Client Alert
The NAB amendments and pending references: where matters stand
The Supreme Court has restored the 2022 amendments, so the Rs 500 million threshold again decides which references stay in the accountability courts — and which move.
15 January 2026 · 3 min read · The First Counsel
Draft — for lawyer review before publication
Few statutes have been rewritten, struck down and reinstated as quickly as the National Accountability Ordinance 1999. This alert states the position as of mid-January 2026, for anyone with a reference, inquiry or investigation that has been in the system since 2022.
What changed
Parliament amended the Ordinance twice in 2022. The amendments confined NAB's jurisdiction to corruption and corruption-related offences involving five hundred million rupees or more, took matters of federal and provincial taxation and levies out of NAB's reach, protected decisions of the cabinet and its committees taken in good faith, and tightened the evidentiary and procedural rules of accountability trials [precise provisions — TO BE VERIFIED BY REVIEWING LAWYER].
In September 2023, a three-member bench of the Supreme Court struck down several of these amendments by majority and directed that closed inquiries, investigations and references be restored [CITATION — TO BE VERIFIED]. Intra-court appeals followed under the Supreme Court (Practice and Procedure) Act 2023. In 2024, a larger bench allowed those appeals and set aside the 2023 judgment, restoring the amendments [CITATION AND DATE — TO BE VERIFIED BY REVIEWING LAWYER]. Parliament has since made further changes, including to the permissible period of physical remand [current period — TO BE VERIFIED BY REVIEWING LAWYER].
What it means
As of early 2026, the amended Ordinance holds the field. Three consequences follow.
First, the threshold governs. A reference below five hundred million rupees does not belong in an accountability court. Matters that fall short are returned to NAB for transfer to the forum the underlying offence supports — the Federal Investigation Agency, a provincial anti-corruption establishment, or the ordinary criminal courts.
Second, tax is out. Allegations that are in substance about taxation, levies or imposts belong to the machinery of the tax statutes, not to NAB. An accused facing a revenue dispute dressed as an accountability case has a jurisdictional objection worth taking early.
Third, the whiplash left a paper trail. Many references were transferred out in 2022 and 2023, revived after the September 2023 judgment, and wound back after the appeals succeeded. The procedural history of each matter is now part of its defence. Orders of transfer, revival and re-transfer all matter, and so does what happened to bail, to seized property and to recorded evidence at each step.

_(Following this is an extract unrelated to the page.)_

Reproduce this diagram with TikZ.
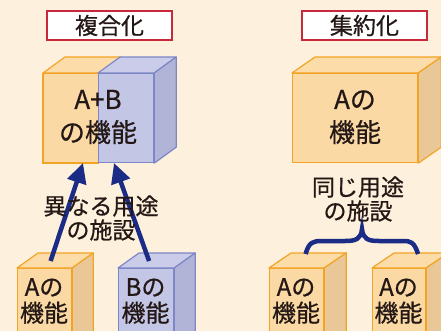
\documentclass[tikz,border=0pt]{standalone}
\usepackage{fontspec}
\setmainfont{Noto Sans CJK JP}[FakeBold=0.6]
\usetikzlibrary{arrows.meta,calc}
\definecolor{bg}{HTML}{FDF0DC}
\definecolor{ofront}{HTML}{FBD9A4}
\definecolor{oside}{HTML}{E9C797}
\definecolor{otop}{HTML}{FCDDAA}
\definecolor{oline}{HTML}{F4A425}
\definecolor{bfront}{HTML}{C4C6E6}
\definecolor{bside}{HTML}{B1B4D6}
\definecolor{btop}{HTML}{CACCE9}
\definecolor{bline}{HTML}{7D87C6}
\definecolor{navy}{HTML}{1B2C86}
\definecolor{ink}{HTML}{231815}
\definecolor{tred}{HTML}{C8283C}
\newcommand{\cubesides}[5]{%
  \filldraw[fill=#2,draw=#4,line width=1.2pt,line join=round] (#1.north west) -- ++(#5) -- ($(#1.north east)+(#5)$) -- (#1.north east) -- cycle;
  \filldraw[fill=#3,draw=#4,line width=1.2pt,line join=round] (#1.north east) -- ++(#5) -- ($(#1.south east)+(#5)$) -- (#1.south east) -- cycle;
}
\begin{document}
\begin{tikzpicture}[x=1pt,y=-1pt,
  titlebox/.style={draw=tred,fill=white,line width=1.1pt,minimum width=125pt,minimum height=29pt,inner sep=0pt,text=ink,font=\fontsize{23}{24}\selectfont},
  ofr/.style={draw=oline,fill=ofront,line width=1.2pt,inner sep=0pt,anchor=north west},
  bfr/.style={draw=bline,fill=bfront,line width=1.2pt,inner sep=0pt,anchor=north west},
  bigtxt/.style={text=ink,align=center,font=\fontsize{26}{33}\selectfont},
  smtxt/.style={text=ink,align=center,font=\fontsize{24}{26}\selectfont},
  midtxt/.style={text=ink,align=center,font=\fontsize{23}{24}\selectfont},
  arr/.style={navy,line width=4.5pt,-{Triangle[length=20pt,width=19pt]}}]
\clip (0,0) rectangle (441,331);
\fill[bg] (0,0) rectangle (441,331);
% titles
\node[titlebox] (t1) at (109.5,25.5) {複合化};
\node[titlebox] (t2) at (364.5,25.5) {集約化};
% A+B cube
\node[ofr,minimum width=55pt,minimum height=89pt] (abL) at (43,73) {};
\node[bfr,minimum width=55pt,minimum height=89pt] (abR) at (98,73) {};
\filldraw[fill=otop,draw=oline,line width=1.2pt,line join=round] (abL.north west) -- ++(22,-16) -- ($(abL.north east)+(22,-16)$) -- (abL.north east) -- cycle;
\cubesides{abR}{btop}{bside}{bline}{22,-16}
\draw[oline,line width=1.2pt] (abL.north west) -- (abL.south west) -- (abL.south east);
\node[bigtxt] (abtxt) at (98,117) {A+B\\の機能};
% right big cube
\node[ofr,minimum width=125pt,minimum height=89pt] (aa) at (292,73) {};
\cubesides{aa}{otop}{oside}{oline}{23,-16}
\node[bigtxt] (aatxt) at (355,117) {Aの\\機能};
% bottom cubes
\node[ofr,minimum width=54pt,minimum height=80pt] (ca) at (17,268) {};
\cubesides{ca}{otop}{oside}{oline}{21,-15}
\node[bfr,minimum width=55pt,minimum height=80pt] (cb) at (118,268) {};
\cubesides{cb}{btop}{bside}{bline}{21,-15}
\node[ofr,minimum width=54pt,minimum height=80pt] (c1) at (269,268) {};
\cubesides{c1}{otop}{oside}{oline}{22,-15}
\node[ofr,minimum width=53pt,minimum height=80pt] (c2) at (372,268) {};
\cubesides{c2}{otop}{oside}{oline}{22,-15}
\node[smtxt] (catxt) at (44,301) {Aの\\機能};
\node[smtxt] (cbtxt) at (145.5,301) {Bの\\機能};
\node[smtxt] (c1txt) at (296,301) {Aの\\機能};
\node[smtxt] (c2txt) at (398.5,301) {Aの\\機能};
% arrows
\coordinate (s1) at ($(ca.north)+(6,-7)$);
\coordinate (e1) at (83,163);
\coordinate (s2) at ($(cb.north)+(3,-7)$);
\coordinate (e2) at (114,163);
\draw[arr] (s1) -- (e1);
\draw[arr] (s2) -- (e2);
\node[midtxt] (diff) at (101,218) {異なる用途\\の施設};
% brace
\coordinate (bl) at ($(c1.north)+(9,-14)$);
\coordinate (br) at ($(c2.north)+(19,-14)$);
\coordinate (bm) at (362,229);
\draw[navy,line width=4.5pt] (bl) .. controls (309,242) and (313,241) .. (322,241) -- (345,241) .. controls (356,241) and (361,239) .. (bm) .. controls (363,239) and (368,241) .. (379,241) -- (403,241) .. controls (411,241) and (414,242) .. (br);
\node[midtxt] (same) at (358,199) {同じ用途\\の施設};
\end{tikzpicture}
\end{document}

None of this is an amnesty. Conduct outside NAB's jurisdiction can still be prosecuted under the Pakistan Penal Code, the Prevention of Corruption Act 1947 or the tax laws, and money-laundering charges under the Anti-Money Laundering Act 2010 remain available where a predicate offence can be made out. The forum changes; the exposure often does not.
What this means for you
Confirm, on the record, which court or agency currently seizes your matter — do not rely on what was true a year ago. Obtain certified copies of every transfer, revival and re-transfer order; the sequence may found objections on jurisdiction, double jeopardy or delay. Check whether bail orders and property attachments made in the accountability jurisdiction survived the move, and regularise them at the new forum if they did not. If the allegation is in substance a tax matter, raise the exclusion at the first opportunity rather than saving it for trial. Preserve the complete record of any evidence taken before the accountability court, since its admissibility at a successor forum will be contested. And treat the restored amendments as settled only provisionally: review petitions and connected challenges may remain pending [status — TO BE VERIFIED BY REVIEWING LAWYER], and a matter transferred today should be defended in a way that survives another change in the law.